4. I don't think I understand this option. My goal is to have the user select what values of x he wants to have a line calculated. Again, aggregating all possible combinations ahead of time seems impossible; I think the aggregation needs to be done on the fly, based on the selection of x values made by the user.
Again, thank you so much for continuing to entertain my newbie questions!

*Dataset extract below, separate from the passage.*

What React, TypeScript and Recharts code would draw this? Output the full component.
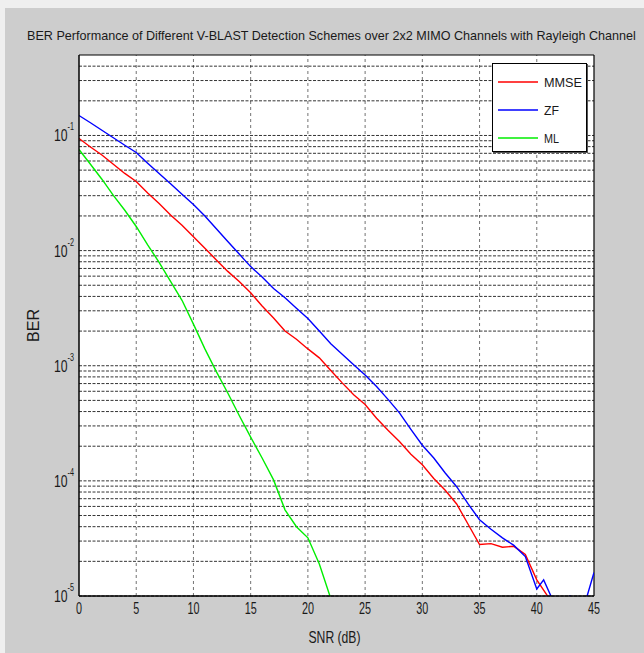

Dariusz Mielczarek May 13, 2014 8:00 AM (in response to trial teqqa)Hello
all 4 are "on the fly" calculation ideas.
From the end:
4.
I can imagne, that for points:
x,y,n (for example 100 points together, but each with some n, so after rollout for example 500 pints x,y, because mean n=5) i can find 100 pints x,y1, where
linest_m(x,y) = linest_m(x,y1).
For example:
x,y,n
1,1,2
1,2,2
2,3,1
i in fact have 5 points:
x,y
1,1
1,1
1,2
1,2
2,3
and i can imagine that i can calculate 2 points:
for example:
1,
x,y1
1,y11
2,y12
where linest_m(x,y) = linest_m(x,y1).
But looking for regresiion equations  it may be difficult So, lets leave this idea ....
3.
Having my example points:
x,y,n
1,1,2
1,2,2
2,3,1
i can on the fly transform it into 5 points (using aggr function)
and then calculate linest_m with standard qlikview function from those 5 points.
But this idea is stupid, because we need more resources and time for each calculation than in ideas 1 and 2.So, lets leave this idea ....
2.
I think it is of course possible to write own expressions.
Check this one:
sum(n*(x$(=sum(x*n)/sum(n)))*(y$(=sum(y*n)/sum(n))))
/
sum( n*pow(x$(=sum(x*n)/sum(n)),2))
maybe i'am wrong, but it should calculate
I'am not sure, but it gives results another than linest_m(x,y1) ....
This all formula you still can execute inside $(=), so expression:
$(=sum(n*(x$(=sum(x*n)/sum(n)))*(y$(=sum(y*n)/sum(n))))
/
sum( n*pow(x$(=sum(x*n)/sum(n)),2)))
should work and should be calculated once for entire dataset (regarding selections).
1.
This idea is easiest to implement.
In load script we have to do only something like this:
tab:
load * inline
[x,y,n
1,0,2
2,3,5
2,3,4
2,100,5];
tab1:
LOAD x,
y
Resident tab
while IterNo()<=n;
drop Table tab;
Assuming that in fact QlikView stores distinct values and binary index for each field it is worth to compare it with idea 2.
regards
Darek

trial teqqa May 15, 2014 2:30 PM (in response to Dariusz Mielczarek)Thanks so much!! Option # 2 (rolling my own equations) in fact worked; I implemented it on a trial set of data and confirmed the results with my statistical software. The trick is all in knowing how to use the $ and = appropriately in expressions; something I don't really fully understand yet, but managed to bumble my way through based on your prototype suggestions. I'll need to do a little background reading on those operators to better understand how to correctly utilize them.
Thanks again  with your extensive help I've managed to implement weighted regression in Qlikview.










Christopher Lee Jul 3, 2014 8:55 PM (in response to trial teqqa)i would like to ask izzit possible for us to put our own formula into Qlikview and then to get 1 curve on our scatter chart??